Hitler and his ilk obviously did not think so much when they used the gammadion (swastika) as a Nazi symbol. The dictator, presumably, was under the impression that it was just another form of the cross, and he wore a plain cross on the chest pocket of his uniform, as evidenced by several photos of the Nazi leader, who was a devout Roman Catholic Christian. In Swedish, a swastika is called hakkors or hook cross, a clear indication that it has been considered a form of cross. Pertinently, no Nazi philosopher, including Alfred Rosenberg, has offered any cogent theory with regard to the significance of swastika according to Nazi philosophy.
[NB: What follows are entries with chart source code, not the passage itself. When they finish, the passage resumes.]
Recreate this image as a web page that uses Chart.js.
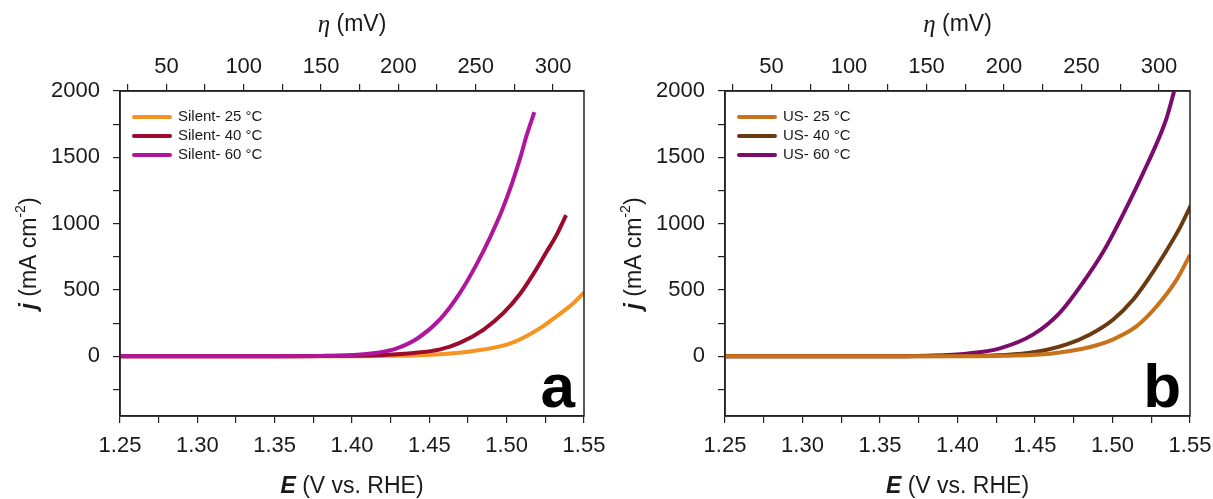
<!DOCTYPE html>
<html>
<head>
<meta charset="utf-8">
<script src="https://cdn.jsdelivr.net/npm/chart.js@4.4.1/dist/chart.umd.min.js"></script>
<style>
  body { margin: 0; background: #fff; }
  .wrap { position: absolute; top: 0; height: 499px; }
  #wa { left: 0; width: 605px; }
  #wb { left: 605px; width: 608px; }
</style>
</head>
<body>
<div class="wrap" id="wa"><canvas id="chartA"></canvas></div>
<div class="wrap" id="wb"><canvas id="chartB"></canvas></div>
<script>
// tick values and labels
const eMajor = [1.25, 1.30, 1.35, 1.40, 1.45, 1.50, 1.55];
const eTickLabels = ['1.25', '1.30', '1.35', '1.40', '1.45', '1.50', '1.55'];
const eMinor = [1.275, 1.325, 1.375, 1.425, 1.475, 1.525];
const etaMajor = [50, 100, 150, 200, 250, 300];
const etaTickLabels = ['50', '100', '150', '200', '250', '300'];
const etaMinor = [25, 75, 125, 175, 225, 275];
const jMajor = [0, 500, 1000, 1500, 2000];
const jTickLabels = ['0', '500', '1000', '1500', '2000'];
const jMinor = [-250, 250, 750, 1250, 1750];

// panel a (silent)
const labelsA = ['Silent- 25 °C', 'Silent- 40 °C', 'Silent- 60 °C'];
const eSilent25 = [1.25, 1.30, 1.35, 1.40, 1.42, 1.44, 1.457, 1.4785, 1.50, 1.5108, 1.5216, 1.5323, 1.5431, 1.55];
const jSilent25 = [0, 0, 0, 1, 3, 7, 15, 40, 88, 140, 212, 302, 400, 482];
const eSilent40 = [1.25, 1.30, 1.35, 1.40, 1.42, 1.44, 1.457, 1.47, 1.4849, 1.4978, 1.5086, 1.5172, 1.5259, 1.5323, 1.5384];
const jSilent40 = [0, 0, 0, 4, 10, 25, 52, 103, 200, 325, 470, 620, 790, 915, 1064];
const eSilent60 = [1.25, 1.30, 1.35, 1.38, 1.40, 1.415, 1.429, 1.443, 1.457, 1.4698, 1.4806, 1.4892, 1.4968, 1.5032, 1.5086, 1.5129, 1.5179];
const jSilent60 = [0, 0, 0, 3, 10, 25, 60, 140, 280, 478, 695, 895, 1095, 1295, 1490, 1665, 1840];

// panel b (ultrasound)
const labelsB = ['US- 25 °C', 'US- 40 °C', 'US- 60 °C'];
const eUS25 = [1.25, 1.30, 1.35, 1.40, 1.43, 1.46, 1.4855, 1.5005, 1.5156, 1.5285, 1.5414, 1.55];
const jUS25 = [0, 0, 0, 1, 5, 20, 70, 128, 227, 377, 578, 765];
const eUS40 = [1.25, 1.30, 1.35, 1.40, 1.43, 1.4489, 1.4704, 1.4855, 1.5005, 1.5134, 1.5242, 1.535, 1.5435, 1.5506];
const jUS40 = [0, 0, 0, 2, 10, 30, 90, 165, 278, 428, 602, 800, 970, 1140];
const eUS60 = [1.25, 1.30, 1.35, 1.38, 1.4059, 1.4274, 1.4489, 1.4661, 1.4812, 1.4941, 1.5027, 1.5113, 1.5199, 1.5285, 1.535, 1.5397];
const jUS60 = [0, 0, 0, 5, 20, 60, 165, 330, 560, 790, 975, 1175, 1385, 1605, 1800, 1995];

const colorsA = ['#f7931e', '#9c0a2e', '#b0169c'];
const colorsB = ['#c8731a', '#6b3a10', '#7b0c6c'];

const FONT = '"Liberation Sans", Arial, sans-serif';
const INK = '#1a1a1a';

function pickLabel(v, major, labels) {
  const i = major.findIndex(m => Math.abs(m - v) < 1e-6);
  return i >= 0 ? labels[i] : '';
}

function toPoints(e, j) {
  return e.map((x, i) => ({ x: x, y: j[i] }));
}

// frame, axis titles, legend and panel letter
const decorPlugin = {
  id: 'decor',
  afterDraw(chart, args, opts) {
    const c = chart.ctx, a = chart.chartArea;
    c.save();
    c.strokeStyle = '#222';
    c.lineWidth = 1.5;
    c.strokeRect(a.left, a.top, a.right - a.left, a.bottom - a.top);

    const cx = (a.left + a.right) / 2;
    c.fillStyle = INK;
    c.textBaseline = 'middle';

    // top title: eta (mV)
    c.font = 'italic 25px "Liberation Serif", serif';
    const w1 = c.measureText('η').width;
    c.font = '23px ' + FONT;
    const w2 = c.measureText(' (mV)').width;
    let x = cx - (w1 + w2) / 2;
    c.textAlign = 'left';
    c.font = 'italic 25px "Liberation Serif", serif';
    c.fillText('η', x, a.top - 66);
    c.font = '23px ' + FONT;
    c.fillText(' (mV)', x + w1, a.top - 66);

    // bottom title: E (V vs. RHE)
    c.font = 'bold italic 23px ' + FONT;
    const b1 = c.measureText('E').width;
    c.font = '23px ' + FONT;
    const b2 = c.measureText(' (V vs. RHE)').width;
    x = cx - (b1 + b2) / 2;
    c.font = 'bold italic 23px ' + FONT;
    c.fillText('E', x, a.bottom + 71);
    c.font = '23px ' + FONT;
    c.fillText(' (V vs. RHE)', x + b1, a.bottom + 71);

    // y title: j (mA cm-2)
    c.save();
    c.translate(a.left - 90, (a.top + a.bottom) / 2);
    c.rotate(-Math.PI / 2);
    const parts = [
      ['j', 'bold italic 23px ' + FONT, 0],
      [' (mA cm', '23px ' + FONT, 0],
      ['-2', '14px ' + FONT, -9],
      [')', '23px ' + FONT, 0]
    ];
    let tw = 0;
    parts.forEach(p => { c.font = p[1]; tw += c.measureText(p[0]).width; });
    x = -tw / 2;
    parts.forEach(p => {
      c.font = p[1];
      c.fillText(p[0], x, p[2]);
      x += c.measureText(p[0]).width;
    });
    c.restore();

    // legend
    c.font = '15px ' + FONT;
    c.lineWidth = 4;
    c.lineCap = 'round';
    chart.data.datasets.forEach((ds, i) => {
      const ly = a.top + 26 + i * 19;
      c.strokeStyle = ds.borderColor;
      c.beginPath();
      c.moveTo(a.left + 14, ly);
      c.lineTo(a.left + 50, ly);
      c.stroke();
      c.fillStyle = INK;
      c.fillText(ds.label, a.left + 58, ly);
    });

    // panel letter
    c.font = 'bold 62px ' + FONT;
    c.textAlign = 'right';
    c.textBaseline = 'alphabetic';
    c.fillStyle = '#000';
    c.fillText(opts.letter, a.right - 9, a.bottom - 9);
    c.restore();
  }
};

function makeChart(id, labels, es, js, colors, orders, letter, padRight) {
  const datasets = labels.map((lab, i) => ({
    label: lab,
    data: toPoints(es[i], js[i]),
    borderColor: colors[i],
    borderWidth: 4,
    pointRadius: 0,
    cubicInterpolationMode: 'monotone',
    order: orders[i],
    xAxisID: 'x',
    yAxisID: 'y'
  }));
  const tickFont = { family: FONT, size: 22 };
  const grid = { drawOnChartArea: false, drawTicks: true, tickLength: 7, color: '#222', lineWidth: 1.2 };
  new Chart(document.getElementById(id), {
    type: 'line',
    data: { datasets: datasets },
    options: {
      responsive: true,
      maintainAspectRatio: false,
      animation: false,
      layout: { padding: { left: 0, top: 0, bottom: 0, right: padRight } },
      plugins: {
        legend: { display: false },
        tooltip: { enabled: false },
        decor: { letter: letter }
      },
      scales: {
        x: {
          type: 'linear', position: 'bottom', min: 1.25, max: 1.55,
          afterBuildTicks: s => { s.ticks = eMajor.concat(eMinor).map(v => ({ value: v })); },
          afterFit: s => { s.height = 83; },
          ticks: { callback: v => pickLabel(v, eMajor, eTickLabels), font: tickFont, color: INK, padding: 10, maxRotation: 0, autoSkip: false },
          grid: grid,
          border: { color: '#222', width: 1.5 }
        },
        x2: {
          type: 'linear', position: 'top', min: 20, max: 320,
          afterBuildTicks: s => { s.ticks = etaMajor.concat(etaMinor).map(v => ({ value: v })); },
          afterFit: s => { s.height = 91; },
          ticks: { callback: v => pickLabel(v, etaMajor, etaTickLabels), font: tickFont, color: INK, padding: 4, maxRotation: 0, autoSkip: false },
          grid: grid,
          border: { color: '#222', width: 1.5 }
        },
        y: {
          type: 'linear', position: 'left', min: -450, max: 2000,
          afterBuildTicks: s => { s.ticks = jMajor.concat(jMinor).map(v => ({ value: v })); },
          afterFit: s => { s.width = 120; },
          ticks: { callback: v => pickLabel(v, jMajor, jTickLabels), font: tickFont, color: INK, padding: 13, autoSkip: false },
          grid: grid,
          border: { color: '#222', width: 1.5 }
        }
      }
    },
    plugins: [decorPlugin]
  });
}

makeChart('chartA', labelsA,
  [eSilent25, eSilent40, eSilent60], [jSilent25, jSilent40, jSilent60],
  colorsA, [2, 1, 0], 'a', 21);
makeChart('chartB', labelsB,
  [eUS25, eUS40, eUS60], [jUS25, jUS40, jUS60],
  colorsB, [0, 1, 2], 'b', 23);
</script>
</body>
</html>
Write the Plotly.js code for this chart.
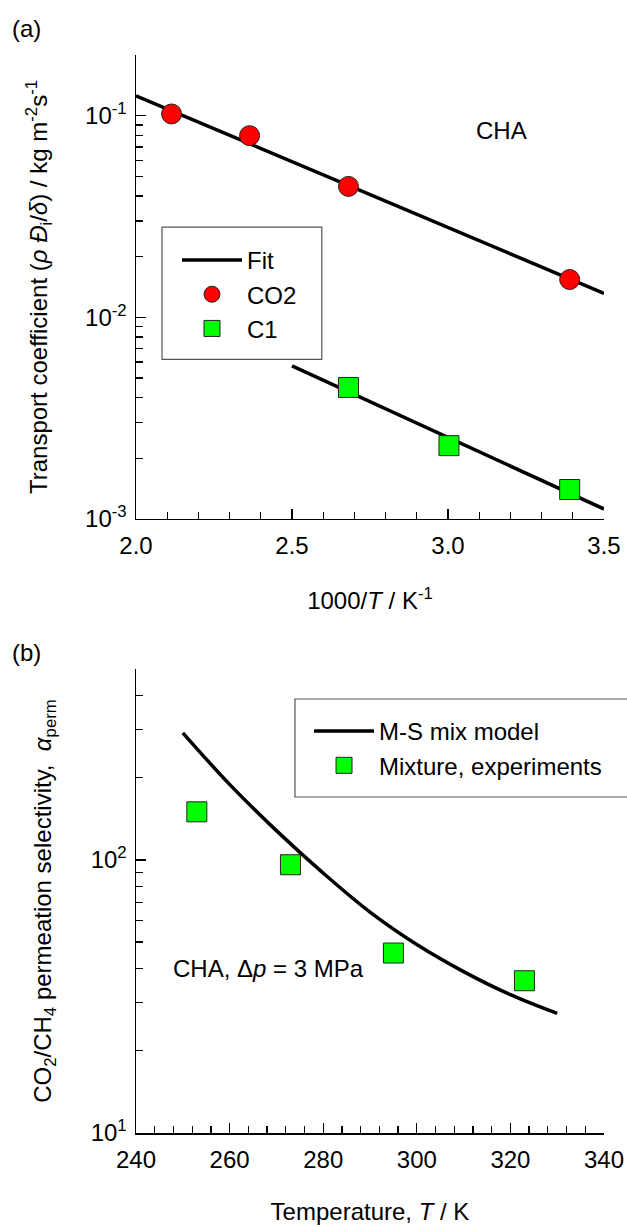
<!DOCTYPE html>
<html>
<head>
<meta charset="utf-8">
<script src="https://cdn.plot.ly/plotly-3.0.1.min.js"></script>
<style>html,body{margin:0;padding:0;background:#fff;}#chart{width:627px;height:1227px;}</style>
</head>
<body>
<div id="chart"></div>
<script>
// ---------- Panel (a) data ----------
const co2InvT = [2.114, 2.364, 2.681, 3.390];
const co2Coef = [0.102, 0.0796, 0.0446, 0.0154];
const c1InvT = [2.681, 3.003, 3.390];
const c1Coef = [0.00449, 0.00231, 0.00140];
const fitCO2InvT = [2.0, 3.5];
const fitCO2Coef = [0.1256, 0.01315];
const fitC1InvT = [2.5, 3.5];
const fitC1Coef = [0.00574, 0.00112];
const yTickValsA = [0.001, 0.01, 0.1];
const yTickTextA = ['10<sup>-3</sup>', '10<sup>-2</sup>', '10<sup>-1</sup>'];

// ---------- Panel (b) data ----------
const tempExp = [253, 273, 295, 323];
const selExp = [150, 96, 45.6, 36.1];
const tempModel = [250, 260, 270, 280, 290, 300, 310, 320, 330];
const selModel = [292, 189, 128, 89.5, 64.4, 49, 39, 32.1, 27.4];
const yTickValsB = [10, 100];
const yTickTextB = ['10<sup>1</sup>', '10<sup>2</sup>'];

function minorLog(decStart, decEnd, maxVal) {
  const out = [];
  for (let d = decStart; d < decEnd; d++) {
    for (let k = 2; k <= 9; k++) {
      const v = k * Math.pow(10, d);
      if (v <= maxVal * 1.0001) out.push(v);
    }
  }
  return out;
}

const FONT = 'Liberation Sans, Arial, Helvetica, sans-serif';
const axisCommon = {
  showline: true, linecolor: '#000', linewidth: 1.5,
  ticks: 'inside', ticklen: 10, tickwidth: 1.3, tickcolor: '#000',
  showgrid: false, zeroline: false, mirror: false, automargin: false,
  tickfont: {family: FONT, size: 24, color: '#000'}
};

const traces = [
  {x: fitCO2InvT, y: fitCO2Coef, xaxis: 'x', yaxis: 'y', mode: 'lines', name: 'Fit',
   line: {color: '#000', width: 3.5}, legend: 'legend'},
  {x: fitC1InvT, y: fitC1Coef, xaxis: 'x', yaxis: 'y', mode: 'lines', name: 'Fit C1',
   line: {color: '#000', width: 3.5}, showlegend: false, legend: 'legend'},
  {x: co2InvT, y: co2Coef, xaxis: 'x', yaxis: 'y', mode: 'markers', name: 'CO2',
   marker: {symbol: 'circle', size: 20, color: '#ff0000', line: {color: '#222', width: 1}}, legend: 'legend'},
  {x: c1InvT, y: c1Coef, xaxis: 'x', yaxis: 'y', mode: 'markers', name: 'C1',
   marker: {symbol: 'square', size: 20, color: '#00ff00', line: {color: '#222', width: 1}}, legend: 'legend'},
  {x: tempModel, y: selModel, xaxis: 'x2', yaxis: 'y2', mode: 'lines', name: 'M-S mix model',
   line: {color: '#000', width: 3.5, shape: 'spline'}, legend: 'legend2'},
  {x: tempExp, y: selExp, xaxis: 'x2', yaxis: 'y2', mode: 'markers', name: 'Mixture, experiments',
   marker: {symbol: 'square', size: 20, color: '#00ff00', line: {color: '#222', width: 1}}, legend: 'legend2'}
];

const layout = {
  width: 627, height: 1227,
  margin: {l: 136, r: 23, t: 55, b: 94, autoexpand: false},
  paper_bgcolor: '#fff', plot_bgcolor: '#fff',
  font: {family: FONT, size: 24, color: '#000'},
  showlegend: true,
  xaxis: Object.assign({}, axisCommon, {
    domain: [0, 1], anchor: 'y', range: [2, 3.5], tickmode: 'linear', tick0: 2, dtick: 0.5,
    tickformat: '.1f', ticklabelstandoff: 5,
    minor: {ticks: 'inside', ticklen: 7, tickwidth: 1.3, tickcolor: '#000', dtick: 0.1, tick0: 2, showgrid: false},
    title: {text: '1000/<i>T</i> / K<sup>-1</sup>', font: {family: FONT, size: 24}, standoff: 34}
  }),
  yaxis: Object.assign({}, axisCommon, {
    domain: [0.5696, 1], anchor: 'x', type: 'log', range: [-3, Math.log10(0.2)],
    tickmode: 'array', tickvals: yTickValsA, ticktext: yTickTextA, ticklabelstandoff: 3,
    minor: {ticks: 'inside', ticklen: 7, tickwidth: 1.3, tickcolor: '#000', tickmode: 'array',
            tickvals: minorLog(-3, 0, 0.2), showgrid: false},
    title: {text: 'Transport coefficient (<i>ρ Đ</i><sub>i</sub>/<i>δ</i>) / kg m<sup>-2</sup>s<sup>-1</sup>',
            font: {family: FONT, size: 24}, standoff: 30}
  }),
  xaxis2: Object.assign({}, axisCommon, {
    domain: [0, 1], anchor: 'y2', range: [240, 340], tickmode: 'linear', tick0: 240, dtick: 20,
    ticklabelstandoff: 5,
    minor: {ticks: 'inside', ticklen: 7, tickwidth: 1.3, tickcolor: '#000', dtick: 4, tick0: 240, showgrid: false},
    title: {text: 'Temperature, <i>T</i> / K', font: {family: FONT, size: 24}, standoff: 31}
  }),
  yaxis2: Object.assign({}, axisCommon, {
    domain: [0, 0.4304], anchor: 'x2', type: 'log', range: [1, Math.log10(500)],
    tickmode: 'array', tickvals: yTickValsB, ticktext: yTickTextB, ticklabelstandoff: 3,
    minor: {ticks: 'inside', ticklen: 7, tickwidth: 1.3, tickcolor: '#000', tickmode: 'array',
            tickvals: minorLog(1, 3, 500), showgrid: false},
    title: {text: 'CO<sub>2</sub>/CH<sub>4</sub> permeation selectivity,  <i>α</i><sub>perm</sub>',
            font: {family: FONT, size: 24}, standoff: 32}
  }),
  legend: {
    x: 0.0876, y: 0.8303, xanchor: 'left', yanchor: 'top',
    bgcolor: 'rgba(0,0,0,0)', borderwidth: 0, itemwidth: 60,
    font: {family: FONT, size: 24, color: '#000'}, traceorder: 'normal'
  },
  legend2: {
    x: 0.3697, y: 0.3933, xanchor: 'left', yanchor: 'top',
    bgcolor: 'rgba(0,0,0,0)', borderwidth: 0, itemwidth: 60,
    font: {family: FONT, size: 24, color: '#000'}, traceorder: 'normal'
  },
  shapes: [
    {type: 'rect', xref: 'paper', yref: 'paper', x0: 0.0556, x1: 0.397, y0: 0.7177, y1: 0.8404,
     line: {color: '#555', width: 1.2}, fillcolor: 'rgba(0,0,0,0)', layer: 'above'},
    {type: 'rect', xref: 'paper', yref: 'paper', x0: 0.3397, x1: 1.2, y0: 0.3117, y1: 0.4026,
     line: {color: '#555', width: 1.2}, fillcolor: 'rgba(0,0,0,0)', layer: 'above'}
  ],
  annotations: [
    {text: '(a)', xref: 'paper', yref: 'paper', x: -0.269, y: 1.025, xanchor: 'left', yanchor: 'middle',
     showarrow: false, font: {family: FONT, size: 24}},
    {text: '(b)', xref: 'paper', yref: 'paper', x: -0.269, y: 0.446, xanchor: 'left', yanchor: 'middle',
     showarrow: false, font: {family: FONT, size: 24}},
    {text: 'CHA', xref: 'paper', yref: 'paper', x: 0.782, y: 0.9295, xanchor: 'center', yanchor: 'middle',
     showarrow: false, font: {family: FONT, size: 24}},
    {text: 'CHA, Δ<i>p</i> = 3 MPa', xref: 'paper', yref: 'paper', x: 0.075, y: 0.153, xanchor: 'left', yanchor: 'middle',
     showarrow: false, font: {family: FONT, size: 24}}
  ]
};

Plotly.newPlot('chart', traces, layout, {displayModeBar: false, staticPlot: true});
</script>
</body>
</html>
Hitler got the inspiration to use the swastika as a symbol for the NSDAP from the use of that symbol by the Thule-Gesellschaft (Thule Society), a German occultist and folk group in Munich, named after a mythical northern country in Greek legend. The Thule Society is notable chiefly as the organization that sponsored the Deutsche Arbeiterpartei (DAP), which was later transformed by Hitler into the Nazi Party. Thule Society also had no philosophical explanation regarding the swastika that they used.

Swastika is a sacred symbol of Hindus, Buddhists, Jains. Historically, many other native peoples of several regions the world over have regarded swastika as a sacred symbol. Aversion to Hitler and Nazism should not be used by white Christians of Europe to ban the use of Swastika in Europe. Hindus should challenge such ban orders before appropriate European courts of law. If swastika is to be banned due to its Nazi connection, then the cross also well deserves a total ban since Hitler used it on his chest-pocket. Even otherwise, if historical atrocities are any sufficient reason to ban a symbol, then which symbol deserves such ban in the first place than the cross, under which the notorious Cross Wars and hundreds of other declared and undeclared wars, hate campaigns, persecutions and organized criminal acts have been carried out, massacring millions of persons?